Run through this list before you order:

  1. What’s the material? Steel, aluminium, stainless, hardened tool steel — this decides coating and geometry.
  2. What’s the operation? Slotting, profiling, finishing, roughing, plunging — this decides end type and flute count.
  3. What’s the depth of the cut? This decides tool length and diameter-to-reach ratio.
  4. What’s the finish requirement? Ra 1.6? Ra 0.4? This decides flute count and stepover strategy.
  5. What’s the volume? One-offs can run HSS. Production needs carbide. High-volume aluminium needs PCD.

Answer those five questions honestly and the right end mill almost picks itself.

Final Word

Great machining doesn’t come from buying the most expensive end mill in the catalogue. It comes from matching the right cutter to the material, the operation, and the machine. Once you get that triangle right, even a mid-range tool will out-perform a premium one used wrong.

If you’re sourcing end milling cutters in India and want a straight conversation about what actually works for your job, Maxwell Tools has been supplying CNC shops, tool rooms, and production floors for decades. Explore the full range of end mill cutters for steel and aluminium, or reach out for a recommendation specific to your material and machine setup.

The right tool cuts the part. The wrong tool cuts your margin.

 

End Milling Cutters FAQ

What is the difference between an end mill and a drill?
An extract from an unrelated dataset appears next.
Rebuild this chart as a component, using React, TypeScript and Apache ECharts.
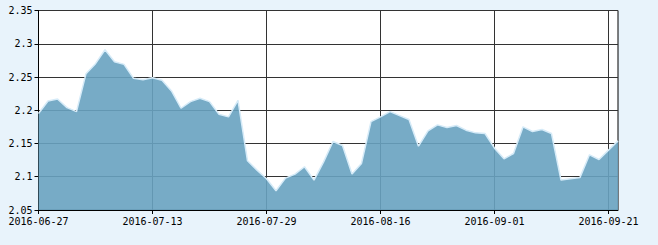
import React, { useEffect, useRef } from "react";
import * as echarts from "echarts";

const dates: string[] = [
  "2016-06-27", "2016-06-28", "2016-06-29", "2016-06-30", "2016-07-01",
  "2016-07-04", "2016-07-05", "2016-07-06", "2016-07-07", "2016-07-08",
  "2016-07-11", "2016-07-12", "2016-07-13", "2016-07-14", "2016-07-15",
  "2016-07-18", "2016-07-19", "2016-07-20", "2016-07-21", "2016-07-22",
  "2016-07-25", "2016-07-26", "2016-07-27", "2016-07-28", "2016-07-29",
  "2016-08-01", "2016-08-02", "2016-08-03", "2016-08-04", "2016-08-05",
  "2016-08-08", "2016-08-09", "2016-08-10", "2016-08-11", "2016-08-12",
  "2016-08-15", "2016-08-16", "2016-08-17", "2016-08-18", "2016-08-19",
  "2016-08-22", "2016-08-23", "2016-08-24", "2016-08-25", "2016-08-26",
  "2016-08-29", "2016-08-30", "2016-08-31", "2016-09-01", "2016-09-02",
  "2016-09-05", "2016-09-06", "2016-09-07", "2016-09-08", "2016-09-09",
  "2016-09-12", "2016-09-13", "2016-09-14",
  "2016-09-19", "2016-09-20", "2016-09-21", "2016-09-22",
];

const values: number[] = [
  2.195, 2.214, 2.217, 2.204, 2.198,
  2.255, 2.270, 2.291, 2.273, 2.269,
  2.248, 2.246, 2.249, 2.245, 2.229,
  2.203, 2.213, 2.218, 2.213, 2.194,
  2.190, 2.215, 2.124, 2.110, 2.097,
  2.079, 2.098, 2.104, 2.115, 2.095,
  2.122, 2.153, 2.147, 2.104, 2.120,
  2.183, 2.190, 2.198, 2.192, 2.186,
  2.146, 2.169, 2.178, 2.174, 2.177,
  2.170, 2.166, 2.165, 2.143, 2.127,
  2.135, 2.175, 2.168, 2.171, 2.165,
  2.095, 2.097, 2.099, 2.133, 2.126,
  2.140, 2.154,
];

const yTicks: number[] = [2.05, 2.1, 2.15, 2.2, 2.25, 2.3, 2.35];

export default function App() {
  const ref = useRef<HTMLDivElement>(null);
  useEffect(() => {
    if (!ref.current) return;
    const chart = echarts.init(ref.current, undefined, { renderer: "svg" });
    const font = "'DejaVu Sans Mono', 'Liberation Mono', monospace";
    chart.setOption({
      animation: false,
      backgroundColor: "#e8f3fb",
      grid: {
        left: 38.5,
        right: 40,
        top: 10.5,
        bottom: 35,
        containLabel: false,
        show: true,
        backgroundColor: "#ffffff",
        borderColor: "#000000",
        borderWidth: 1,
      },
      xAxis: {
        type: "category",
        data: dates,
        boundaryGap: false,
        axisLine: { lineStyle: { color: "#000", width: 1 } },
        axisTick: { show: true, interval: 11, length: 4, lineStyle: { color: "#000" } },
        axisLabel: {
          interval: 11,
          color: "#000",
          fontFamily: font,
          fontSize: 10,
          margin: 6,
        },
        splitLine: { show: true, interval: 11, lineStyle: { color: "#333", width: 1 } },
      },
      yAxis: {
        type: "value",
        min: yTicks[0],
        max: yTicks[yTicks.length - 1],
        interval: 0.05,
        axisLine: { show: true, lineStyle: { color: "#000", width: 1 } },
        axisTick: { show: true, length: 4, lineStyle: { color: "#000" } },
        axisLabel: {
          color: "#000",
          fontFamily: font,
          fontSize: 10,
          margin: 6,
          formatter: (v: number) => String(parseFloat(v.toFixed(2))),
        },
        splitLine: { show: true, lineStyle: { color: "#333", width: 1 } },
      },
      series: [
        {
          type: "line",
          data: values,
          symbol: "none",
          lineStyle: { color: "#d6ebf8", width: 1.5 },
          areaStyle: { color: "#68a2c0", opacity: 0.9 },
        },
      ],
    });
    return () => chart.dispose();
  }, []);
  return <div ref={ref} style={{ width: 658, height: 245, position: "absolute", left: 0, top: 0 }} />;
}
A drill cuts only at the tip and is designed to make round holes axially. An end mill cuts on both the periphery and the end, which lets it cut sideways (profiling, slotting) as well as plunge. Most end mills can drill, but they’re much less efficient at it than a purpose-built drill.
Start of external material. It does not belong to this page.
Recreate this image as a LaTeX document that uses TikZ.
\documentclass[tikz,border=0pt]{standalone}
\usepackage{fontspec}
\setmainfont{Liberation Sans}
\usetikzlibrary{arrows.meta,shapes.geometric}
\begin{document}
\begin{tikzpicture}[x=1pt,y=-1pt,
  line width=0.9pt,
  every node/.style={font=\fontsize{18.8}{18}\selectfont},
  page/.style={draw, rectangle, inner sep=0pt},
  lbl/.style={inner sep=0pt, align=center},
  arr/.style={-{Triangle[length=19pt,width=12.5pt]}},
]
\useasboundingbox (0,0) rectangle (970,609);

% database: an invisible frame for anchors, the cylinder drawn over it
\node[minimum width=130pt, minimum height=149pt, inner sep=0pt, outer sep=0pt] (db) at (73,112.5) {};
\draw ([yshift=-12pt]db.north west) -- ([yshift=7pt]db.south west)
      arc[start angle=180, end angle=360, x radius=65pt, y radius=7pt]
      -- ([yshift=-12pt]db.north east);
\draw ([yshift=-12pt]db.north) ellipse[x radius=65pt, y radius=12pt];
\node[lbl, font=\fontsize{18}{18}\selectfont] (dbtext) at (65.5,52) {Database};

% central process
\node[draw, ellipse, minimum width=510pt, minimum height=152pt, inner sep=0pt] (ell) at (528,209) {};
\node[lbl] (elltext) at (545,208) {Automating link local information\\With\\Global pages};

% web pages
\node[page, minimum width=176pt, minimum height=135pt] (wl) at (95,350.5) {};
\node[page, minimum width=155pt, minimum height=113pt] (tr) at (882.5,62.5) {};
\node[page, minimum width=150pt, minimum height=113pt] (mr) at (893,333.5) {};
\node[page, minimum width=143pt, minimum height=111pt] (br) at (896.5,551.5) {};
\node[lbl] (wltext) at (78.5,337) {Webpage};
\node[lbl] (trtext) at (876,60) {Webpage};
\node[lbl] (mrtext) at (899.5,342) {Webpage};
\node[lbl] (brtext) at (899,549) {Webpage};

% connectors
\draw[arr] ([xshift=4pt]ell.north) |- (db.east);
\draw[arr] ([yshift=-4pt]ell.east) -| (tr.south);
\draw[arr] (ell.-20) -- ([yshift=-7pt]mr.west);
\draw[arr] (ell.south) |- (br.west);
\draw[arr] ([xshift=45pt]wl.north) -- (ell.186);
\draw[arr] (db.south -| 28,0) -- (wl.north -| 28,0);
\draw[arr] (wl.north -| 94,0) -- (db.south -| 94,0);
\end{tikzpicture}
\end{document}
How many flutes should an end mill for steel have?

Four flutes is the standard for general steel work. Go to 5 or 6 flutes for finishing passes or when cutting harder materials above 40 HRC where you want more edges engaged at a lower chip load.

Can I use the same end mill for steel and aluminium?
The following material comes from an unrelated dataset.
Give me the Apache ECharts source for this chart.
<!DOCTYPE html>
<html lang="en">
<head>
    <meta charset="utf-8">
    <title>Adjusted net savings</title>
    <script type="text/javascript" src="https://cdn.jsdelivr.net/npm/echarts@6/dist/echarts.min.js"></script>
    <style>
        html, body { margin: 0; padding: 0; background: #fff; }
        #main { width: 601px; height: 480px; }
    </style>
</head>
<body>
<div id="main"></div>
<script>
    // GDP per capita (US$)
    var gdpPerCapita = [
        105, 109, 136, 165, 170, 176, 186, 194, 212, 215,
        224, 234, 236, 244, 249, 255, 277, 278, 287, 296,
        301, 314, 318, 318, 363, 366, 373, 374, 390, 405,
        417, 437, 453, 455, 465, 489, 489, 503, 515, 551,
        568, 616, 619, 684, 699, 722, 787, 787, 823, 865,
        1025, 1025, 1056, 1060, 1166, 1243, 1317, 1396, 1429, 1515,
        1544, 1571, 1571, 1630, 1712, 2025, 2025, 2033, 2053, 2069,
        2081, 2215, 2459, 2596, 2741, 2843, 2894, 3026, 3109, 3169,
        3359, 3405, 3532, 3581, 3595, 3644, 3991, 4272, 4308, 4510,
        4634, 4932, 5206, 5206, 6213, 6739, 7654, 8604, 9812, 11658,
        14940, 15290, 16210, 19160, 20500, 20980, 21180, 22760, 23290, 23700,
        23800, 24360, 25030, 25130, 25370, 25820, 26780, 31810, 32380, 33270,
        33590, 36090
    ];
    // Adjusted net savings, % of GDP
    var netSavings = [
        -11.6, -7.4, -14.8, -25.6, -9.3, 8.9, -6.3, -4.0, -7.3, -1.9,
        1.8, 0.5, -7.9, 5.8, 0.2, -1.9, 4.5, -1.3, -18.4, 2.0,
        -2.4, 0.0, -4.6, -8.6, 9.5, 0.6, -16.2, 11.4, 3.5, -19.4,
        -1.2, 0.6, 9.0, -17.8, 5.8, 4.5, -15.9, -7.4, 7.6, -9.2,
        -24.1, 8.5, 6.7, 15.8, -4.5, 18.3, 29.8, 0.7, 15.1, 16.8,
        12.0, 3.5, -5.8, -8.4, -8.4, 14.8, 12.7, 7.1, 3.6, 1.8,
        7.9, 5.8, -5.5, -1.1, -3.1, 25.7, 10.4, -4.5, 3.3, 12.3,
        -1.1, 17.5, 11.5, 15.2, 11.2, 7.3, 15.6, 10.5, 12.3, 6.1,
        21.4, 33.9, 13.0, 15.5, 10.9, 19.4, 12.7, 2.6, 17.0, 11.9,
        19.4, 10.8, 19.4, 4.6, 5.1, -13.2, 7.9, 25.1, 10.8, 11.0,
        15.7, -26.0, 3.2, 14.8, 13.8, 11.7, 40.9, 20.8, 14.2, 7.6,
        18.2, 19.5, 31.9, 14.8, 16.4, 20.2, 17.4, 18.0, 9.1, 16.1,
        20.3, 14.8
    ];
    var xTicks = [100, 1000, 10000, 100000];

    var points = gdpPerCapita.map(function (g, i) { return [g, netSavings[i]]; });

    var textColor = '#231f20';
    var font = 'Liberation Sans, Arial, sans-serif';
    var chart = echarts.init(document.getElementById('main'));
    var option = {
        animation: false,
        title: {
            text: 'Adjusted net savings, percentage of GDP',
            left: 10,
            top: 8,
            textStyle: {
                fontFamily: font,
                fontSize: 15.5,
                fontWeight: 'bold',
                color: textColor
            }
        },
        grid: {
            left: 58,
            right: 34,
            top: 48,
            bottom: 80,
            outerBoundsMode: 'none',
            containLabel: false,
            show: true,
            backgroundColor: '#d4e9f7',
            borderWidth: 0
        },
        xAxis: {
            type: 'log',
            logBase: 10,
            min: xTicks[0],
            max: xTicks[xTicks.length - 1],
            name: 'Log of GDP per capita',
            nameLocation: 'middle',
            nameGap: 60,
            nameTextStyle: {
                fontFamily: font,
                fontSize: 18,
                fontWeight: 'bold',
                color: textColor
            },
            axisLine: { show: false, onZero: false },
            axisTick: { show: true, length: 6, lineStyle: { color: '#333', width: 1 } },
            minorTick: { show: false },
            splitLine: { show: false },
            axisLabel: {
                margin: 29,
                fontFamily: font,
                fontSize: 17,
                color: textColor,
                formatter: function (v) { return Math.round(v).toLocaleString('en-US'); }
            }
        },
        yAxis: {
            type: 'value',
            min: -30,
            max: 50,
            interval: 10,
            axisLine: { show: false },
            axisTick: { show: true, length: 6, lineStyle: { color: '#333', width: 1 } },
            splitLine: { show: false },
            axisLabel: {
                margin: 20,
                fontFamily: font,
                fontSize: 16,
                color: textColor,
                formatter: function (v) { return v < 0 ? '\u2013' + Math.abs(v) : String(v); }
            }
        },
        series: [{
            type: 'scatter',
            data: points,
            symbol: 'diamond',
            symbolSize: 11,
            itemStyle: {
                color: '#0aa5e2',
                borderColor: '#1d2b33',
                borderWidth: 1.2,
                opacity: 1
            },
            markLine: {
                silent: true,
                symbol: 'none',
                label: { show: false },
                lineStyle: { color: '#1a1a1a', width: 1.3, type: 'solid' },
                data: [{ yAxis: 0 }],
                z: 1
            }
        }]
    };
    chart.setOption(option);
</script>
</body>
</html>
Technically yes, practically no. Coating, flute count, and helix angle all work against you. A 4-flute AlTiN end mill designed for steel will weld aluminium to itself within minutes. Use the right tool for the material.

What causes an end mill to break?

Three main reasons: excessive deflection (tool too long, cut too aggressive), built-up edge and welding (wrong coating for the material), or impact loading (chatter, interrupted cut without proper geometry). Poor toolholding amplifies all three.

Are carbide end mills worth the extra cost over HSS?

For any CNC work, yes — almost always. Carbide runs 3–5× faster than HSS, lasts longer, and produces a better finish. The tool cost is higher but the cost per part is almost always lower.

What coating is best for stainless steel?

AlTiN or TiAlN with a sharp cutting edge geometry. Stainless work hardens quickly, so you need to stay in the cut — under-feeding is worse than over-feeding with stainless.

How long should an end milling cutter last?

On a well-set-up CNC running production steel, expect 2–8 hours of spindle time before regrind or replacement. Aluminium production tools can go much longer. If you’re burning through tools in under an hour, something upstream is wrong — rigidity, speeds, coolant, or tool selection.